The reclusive Terrence Malick returns with a much less direct and linear cinematic piece about, well, I’m not quite sure. If you break it down it’s a simple coming-of-age story about a boy who grows up with a short-tempered authoritarian father and eventually begins to rebel against his very ridged, buzz-cut upbringing. But the opening half-hour or so where we learn one of the boy’s brothers will eventually die (aged 19, long after the childhood events that provide the load-bearing centre of the film) and are then treated to an astonishingly well imagined and visualised version of how the universe and Earth began serve to unbalance the delicate story that’s being set up… if indeed there’s a story at all. Malick’s ever-moving and often un-obtrusive camera makes the viewer feel like the eye of God peering at events from the sidelines and we feel moved to intervene at times. It’s an exhaustingly sombre and lyrical film and will test the patience of most viewers, especially as there’s no real conclusion of sorts or explanation as to what’s just happened. It just sort of… happens.

My theory about the film is thus (warning: I’ve had to use brackets within brackets to properly annotate my explanations, so prepare yourself for lots of “(this (this))”:

We see a young man’s parents being informed of his death and their initial attempts to come to terms with their loss. From here we see the young man’s brother, who is already dead after drowning as a child, as an adult man (Sean Penn) in heaven (which is represented as a modern day busy skyscraper and hinted at by the man’s lighting of a blue candle in remembrance (I think “blue” represents heaven and goodness)) who’s living out his father’s dream of seeing his sons achieving a successful and wealthy life, even though he’s doing it in heaven. The young man’s brother then tries to reconcile things with his family and father by viewing his and his family’s life, and the universe as a whole, from the start (we even see his father lighting a red candle at one point, assumedly to hint at the fact that the path his father is taking in life (with his family in tow) is leading him to hell and/or damnation) and trying to understand what went wrong, if it went wrong at all. By the end he realises his father was only trying to do right by his family and his aggressive outbursts were only because of his frustration and desire to protect them. Once the man feels reconciled he meets his family as they enter heaven (which is represented by a sun-drenched beach) and a happy, loving reunion takes place.

There, that’s it, that’s what I think.

To me it was never particularly clear which of the three boys dies at the start and it’s never explained how he dies, so I’m guessing it’s all open to interpretation.
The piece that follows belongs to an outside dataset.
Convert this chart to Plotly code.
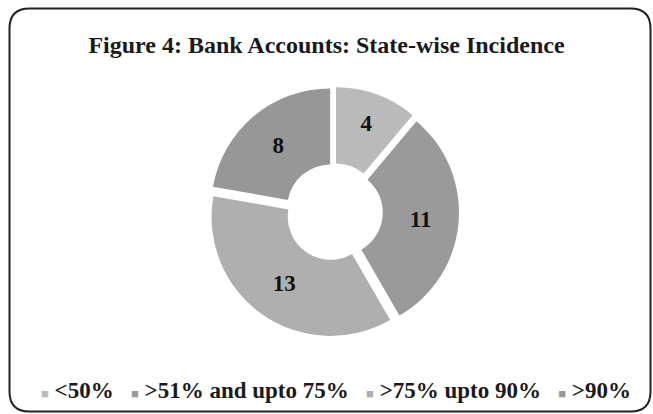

I think Sean Penn’s character dies when the family are at a lake swimming and the references he makes in heaven to his dead brother are misleading… I think he’s mourning the other members of his family (including his recently deceased 19 year old brother) who are, one by one, dying and joining him in heaven. So basically when the film begins we’re witnessing the second child death and when the grandmother attempts to console the mother by saying “you still have the other two” she’s actually referring to the last boy and the father (Brad Pitt).

Give it a go… you’ll either feel empty or fulfilled by the end.

I also recommend watching it alone without distraction.